§ **Request**:
Find every line below that contains the word "Reproduce" and copy it out.

(Data listing)
══════════
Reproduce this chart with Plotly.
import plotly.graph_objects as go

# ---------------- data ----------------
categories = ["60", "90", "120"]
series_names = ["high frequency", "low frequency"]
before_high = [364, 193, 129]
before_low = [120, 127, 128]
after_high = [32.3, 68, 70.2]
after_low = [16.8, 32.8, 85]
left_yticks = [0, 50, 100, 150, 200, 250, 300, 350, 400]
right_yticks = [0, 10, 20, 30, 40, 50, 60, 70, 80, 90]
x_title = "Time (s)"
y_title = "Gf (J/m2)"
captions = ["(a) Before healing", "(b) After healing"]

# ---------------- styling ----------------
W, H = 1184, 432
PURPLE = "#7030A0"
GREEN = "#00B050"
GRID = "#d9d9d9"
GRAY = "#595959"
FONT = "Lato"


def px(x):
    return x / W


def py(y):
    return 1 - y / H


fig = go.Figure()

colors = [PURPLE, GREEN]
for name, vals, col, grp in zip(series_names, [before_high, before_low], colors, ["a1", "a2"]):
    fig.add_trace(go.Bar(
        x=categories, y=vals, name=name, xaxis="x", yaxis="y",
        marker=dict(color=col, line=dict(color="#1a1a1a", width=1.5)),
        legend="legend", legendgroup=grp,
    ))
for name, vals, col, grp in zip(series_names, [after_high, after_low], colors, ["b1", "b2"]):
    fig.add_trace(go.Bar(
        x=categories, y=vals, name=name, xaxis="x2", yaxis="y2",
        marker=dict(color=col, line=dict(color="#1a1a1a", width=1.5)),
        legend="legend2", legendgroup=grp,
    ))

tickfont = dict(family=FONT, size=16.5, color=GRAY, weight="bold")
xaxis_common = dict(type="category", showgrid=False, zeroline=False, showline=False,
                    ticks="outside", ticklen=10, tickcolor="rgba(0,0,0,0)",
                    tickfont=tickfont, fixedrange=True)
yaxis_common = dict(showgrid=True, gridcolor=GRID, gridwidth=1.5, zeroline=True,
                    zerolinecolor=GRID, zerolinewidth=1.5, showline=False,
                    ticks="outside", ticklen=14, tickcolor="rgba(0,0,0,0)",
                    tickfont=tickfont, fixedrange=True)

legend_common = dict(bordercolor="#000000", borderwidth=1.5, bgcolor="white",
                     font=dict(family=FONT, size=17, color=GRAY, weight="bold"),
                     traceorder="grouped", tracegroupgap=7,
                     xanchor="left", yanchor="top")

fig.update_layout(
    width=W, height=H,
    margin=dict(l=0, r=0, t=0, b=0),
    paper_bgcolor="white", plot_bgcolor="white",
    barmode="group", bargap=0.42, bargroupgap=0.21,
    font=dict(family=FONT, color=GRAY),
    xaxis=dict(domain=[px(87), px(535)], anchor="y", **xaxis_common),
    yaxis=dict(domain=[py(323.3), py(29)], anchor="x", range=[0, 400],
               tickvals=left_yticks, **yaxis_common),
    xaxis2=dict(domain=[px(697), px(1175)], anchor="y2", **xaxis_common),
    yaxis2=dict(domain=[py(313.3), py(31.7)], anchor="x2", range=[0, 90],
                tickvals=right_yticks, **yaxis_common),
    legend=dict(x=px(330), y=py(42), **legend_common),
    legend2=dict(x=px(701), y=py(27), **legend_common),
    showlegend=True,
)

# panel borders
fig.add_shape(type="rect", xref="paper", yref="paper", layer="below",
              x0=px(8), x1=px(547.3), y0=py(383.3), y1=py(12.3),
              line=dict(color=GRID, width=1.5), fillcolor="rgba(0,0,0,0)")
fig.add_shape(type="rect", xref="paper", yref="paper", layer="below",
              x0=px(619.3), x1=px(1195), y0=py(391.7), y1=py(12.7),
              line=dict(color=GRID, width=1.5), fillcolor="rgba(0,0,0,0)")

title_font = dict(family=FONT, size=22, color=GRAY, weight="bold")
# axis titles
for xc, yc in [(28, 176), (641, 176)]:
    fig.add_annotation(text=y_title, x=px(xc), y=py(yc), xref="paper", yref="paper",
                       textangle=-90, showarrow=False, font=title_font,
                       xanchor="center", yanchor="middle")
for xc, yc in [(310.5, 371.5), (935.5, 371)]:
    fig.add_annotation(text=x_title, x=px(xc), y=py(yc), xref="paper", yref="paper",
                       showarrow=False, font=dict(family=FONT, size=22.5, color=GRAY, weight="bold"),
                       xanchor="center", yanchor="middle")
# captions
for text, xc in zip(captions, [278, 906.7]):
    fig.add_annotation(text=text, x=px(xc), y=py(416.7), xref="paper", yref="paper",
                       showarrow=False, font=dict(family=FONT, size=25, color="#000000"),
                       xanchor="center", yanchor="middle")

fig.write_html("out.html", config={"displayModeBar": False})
══════════
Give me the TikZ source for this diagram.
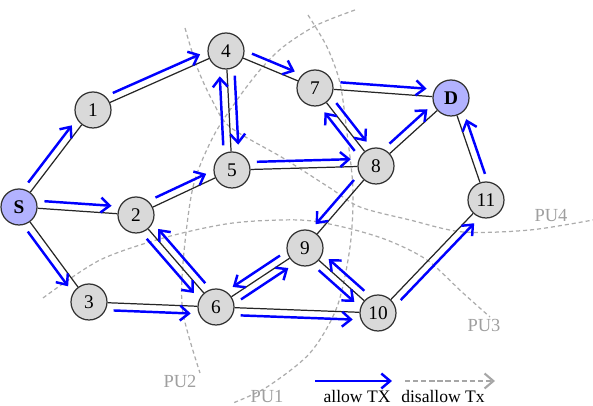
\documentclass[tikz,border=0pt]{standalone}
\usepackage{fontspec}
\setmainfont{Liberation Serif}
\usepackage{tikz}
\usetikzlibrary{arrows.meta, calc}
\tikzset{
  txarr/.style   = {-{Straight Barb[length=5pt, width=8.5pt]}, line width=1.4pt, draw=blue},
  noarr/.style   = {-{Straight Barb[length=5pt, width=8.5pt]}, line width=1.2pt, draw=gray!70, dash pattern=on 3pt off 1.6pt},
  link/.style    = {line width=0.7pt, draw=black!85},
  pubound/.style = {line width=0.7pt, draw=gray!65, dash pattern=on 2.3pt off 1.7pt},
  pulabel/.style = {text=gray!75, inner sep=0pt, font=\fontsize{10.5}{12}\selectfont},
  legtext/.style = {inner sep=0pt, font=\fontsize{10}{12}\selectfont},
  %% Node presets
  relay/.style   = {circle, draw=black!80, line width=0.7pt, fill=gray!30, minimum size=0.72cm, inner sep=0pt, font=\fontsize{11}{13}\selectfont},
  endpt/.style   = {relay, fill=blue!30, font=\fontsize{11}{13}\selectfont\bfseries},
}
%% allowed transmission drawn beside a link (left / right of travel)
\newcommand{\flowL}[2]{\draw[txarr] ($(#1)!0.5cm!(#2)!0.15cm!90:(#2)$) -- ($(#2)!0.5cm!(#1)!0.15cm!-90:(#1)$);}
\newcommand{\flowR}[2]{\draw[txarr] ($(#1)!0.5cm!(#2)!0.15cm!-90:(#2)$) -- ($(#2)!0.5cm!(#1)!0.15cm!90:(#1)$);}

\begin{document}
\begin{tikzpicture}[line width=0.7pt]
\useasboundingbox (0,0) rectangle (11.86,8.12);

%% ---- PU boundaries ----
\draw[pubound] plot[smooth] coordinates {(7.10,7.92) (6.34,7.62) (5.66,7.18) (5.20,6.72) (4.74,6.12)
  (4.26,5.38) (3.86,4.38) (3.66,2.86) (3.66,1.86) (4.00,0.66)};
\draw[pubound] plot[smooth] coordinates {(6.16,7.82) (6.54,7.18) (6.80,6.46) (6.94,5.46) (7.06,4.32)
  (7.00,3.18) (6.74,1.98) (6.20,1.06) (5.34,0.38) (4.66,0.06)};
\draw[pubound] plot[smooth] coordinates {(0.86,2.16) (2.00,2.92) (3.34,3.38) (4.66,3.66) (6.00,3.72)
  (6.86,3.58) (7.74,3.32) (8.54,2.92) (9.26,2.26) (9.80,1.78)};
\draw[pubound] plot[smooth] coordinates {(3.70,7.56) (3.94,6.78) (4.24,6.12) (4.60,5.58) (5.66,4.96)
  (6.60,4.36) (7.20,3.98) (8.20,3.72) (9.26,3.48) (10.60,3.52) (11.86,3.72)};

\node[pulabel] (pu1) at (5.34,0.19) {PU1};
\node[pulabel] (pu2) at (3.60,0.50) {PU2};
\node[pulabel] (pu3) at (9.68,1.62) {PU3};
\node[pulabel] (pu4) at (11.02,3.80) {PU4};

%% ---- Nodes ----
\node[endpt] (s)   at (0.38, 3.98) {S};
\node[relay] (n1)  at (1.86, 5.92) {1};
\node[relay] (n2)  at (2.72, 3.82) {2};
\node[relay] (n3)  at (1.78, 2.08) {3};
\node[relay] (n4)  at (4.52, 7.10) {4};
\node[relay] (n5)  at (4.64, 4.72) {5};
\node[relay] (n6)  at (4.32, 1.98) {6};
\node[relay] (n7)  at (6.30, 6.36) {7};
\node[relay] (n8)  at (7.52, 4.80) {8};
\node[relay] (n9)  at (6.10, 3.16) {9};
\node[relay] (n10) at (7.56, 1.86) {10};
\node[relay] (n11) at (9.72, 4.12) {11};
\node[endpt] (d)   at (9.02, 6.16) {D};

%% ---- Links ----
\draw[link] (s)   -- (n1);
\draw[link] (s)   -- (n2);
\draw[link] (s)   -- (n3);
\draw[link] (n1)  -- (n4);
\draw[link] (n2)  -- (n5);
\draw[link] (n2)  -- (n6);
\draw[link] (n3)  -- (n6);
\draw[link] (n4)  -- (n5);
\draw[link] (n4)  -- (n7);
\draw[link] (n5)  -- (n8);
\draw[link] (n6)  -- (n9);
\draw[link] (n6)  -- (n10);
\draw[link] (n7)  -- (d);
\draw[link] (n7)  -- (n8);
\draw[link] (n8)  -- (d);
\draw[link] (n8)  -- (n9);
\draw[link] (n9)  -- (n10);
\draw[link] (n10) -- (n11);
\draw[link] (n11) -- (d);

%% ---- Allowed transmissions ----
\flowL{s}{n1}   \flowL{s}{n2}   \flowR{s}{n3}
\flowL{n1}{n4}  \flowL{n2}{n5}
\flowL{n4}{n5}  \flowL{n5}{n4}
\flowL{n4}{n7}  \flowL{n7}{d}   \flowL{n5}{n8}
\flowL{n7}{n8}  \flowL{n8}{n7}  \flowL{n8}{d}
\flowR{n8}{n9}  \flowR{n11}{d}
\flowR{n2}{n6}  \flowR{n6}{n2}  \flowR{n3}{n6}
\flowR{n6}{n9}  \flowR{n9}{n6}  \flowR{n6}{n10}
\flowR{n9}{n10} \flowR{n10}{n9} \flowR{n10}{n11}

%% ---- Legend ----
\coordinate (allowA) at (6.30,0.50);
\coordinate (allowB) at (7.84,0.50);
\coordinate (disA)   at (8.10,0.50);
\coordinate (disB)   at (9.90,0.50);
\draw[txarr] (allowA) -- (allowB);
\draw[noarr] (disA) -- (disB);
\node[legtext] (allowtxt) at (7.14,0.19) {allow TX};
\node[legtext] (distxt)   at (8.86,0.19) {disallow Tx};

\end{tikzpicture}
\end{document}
══════════
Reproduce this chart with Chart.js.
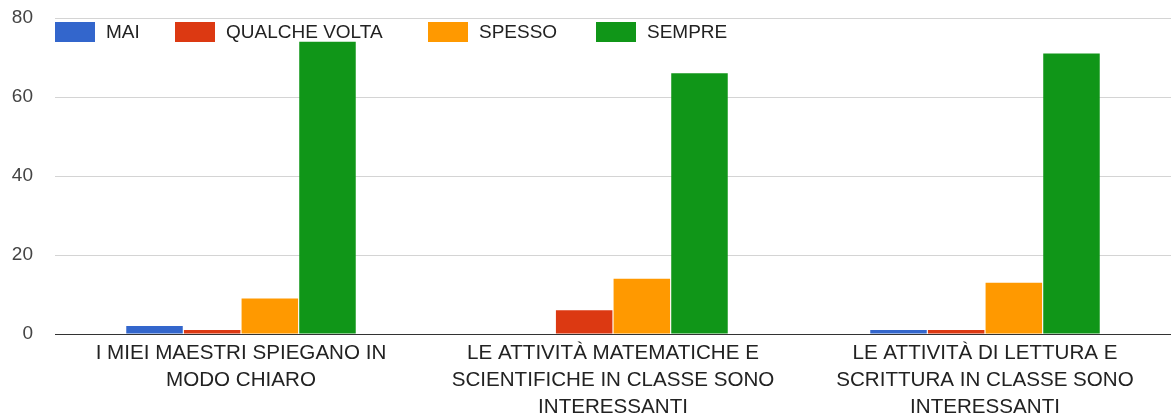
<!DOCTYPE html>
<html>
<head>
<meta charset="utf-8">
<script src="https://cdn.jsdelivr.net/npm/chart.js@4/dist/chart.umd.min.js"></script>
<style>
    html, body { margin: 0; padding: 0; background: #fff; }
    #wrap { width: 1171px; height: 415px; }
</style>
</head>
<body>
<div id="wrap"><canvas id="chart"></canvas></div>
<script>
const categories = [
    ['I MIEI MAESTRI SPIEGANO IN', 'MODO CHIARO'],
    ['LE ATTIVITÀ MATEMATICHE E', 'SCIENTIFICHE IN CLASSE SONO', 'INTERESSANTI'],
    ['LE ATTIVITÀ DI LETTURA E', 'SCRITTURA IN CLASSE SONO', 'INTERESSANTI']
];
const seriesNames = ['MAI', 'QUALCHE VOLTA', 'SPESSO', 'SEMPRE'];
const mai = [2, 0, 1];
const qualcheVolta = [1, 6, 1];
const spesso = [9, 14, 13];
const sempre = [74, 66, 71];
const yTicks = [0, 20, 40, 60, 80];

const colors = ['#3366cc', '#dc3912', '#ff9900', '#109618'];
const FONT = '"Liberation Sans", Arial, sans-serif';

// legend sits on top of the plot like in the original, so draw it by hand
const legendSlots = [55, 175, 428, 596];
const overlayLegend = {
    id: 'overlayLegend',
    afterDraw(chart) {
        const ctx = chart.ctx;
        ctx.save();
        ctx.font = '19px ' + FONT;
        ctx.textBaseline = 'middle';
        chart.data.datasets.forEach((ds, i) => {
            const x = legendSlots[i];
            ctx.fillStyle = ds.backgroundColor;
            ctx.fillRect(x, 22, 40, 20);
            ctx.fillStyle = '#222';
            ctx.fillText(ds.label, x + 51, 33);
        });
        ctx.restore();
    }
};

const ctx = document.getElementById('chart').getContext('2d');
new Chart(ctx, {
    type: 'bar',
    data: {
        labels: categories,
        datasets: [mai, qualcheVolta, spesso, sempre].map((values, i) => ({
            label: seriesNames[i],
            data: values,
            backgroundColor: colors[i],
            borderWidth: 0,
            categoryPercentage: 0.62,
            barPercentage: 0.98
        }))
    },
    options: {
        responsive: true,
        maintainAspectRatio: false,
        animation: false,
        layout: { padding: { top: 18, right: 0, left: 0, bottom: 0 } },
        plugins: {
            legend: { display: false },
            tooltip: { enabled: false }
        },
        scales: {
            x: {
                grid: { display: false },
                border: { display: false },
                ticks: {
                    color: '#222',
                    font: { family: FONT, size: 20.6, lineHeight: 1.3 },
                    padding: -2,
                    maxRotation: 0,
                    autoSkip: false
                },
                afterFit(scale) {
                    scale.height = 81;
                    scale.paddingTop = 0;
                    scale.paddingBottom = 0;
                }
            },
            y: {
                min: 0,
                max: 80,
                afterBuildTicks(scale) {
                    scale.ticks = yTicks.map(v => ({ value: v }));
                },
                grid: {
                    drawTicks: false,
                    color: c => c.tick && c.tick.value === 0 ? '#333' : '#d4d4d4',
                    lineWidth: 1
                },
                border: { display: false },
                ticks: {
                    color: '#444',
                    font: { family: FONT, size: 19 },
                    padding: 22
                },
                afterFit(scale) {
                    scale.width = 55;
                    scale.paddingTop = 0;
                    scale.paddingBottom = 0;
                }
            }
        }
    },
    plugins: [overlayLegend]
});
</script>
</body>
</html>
══════════
§ **Answer to the exercise**:
Reproduce this chart with Plotly.
Reproduce this chart with Chart.js.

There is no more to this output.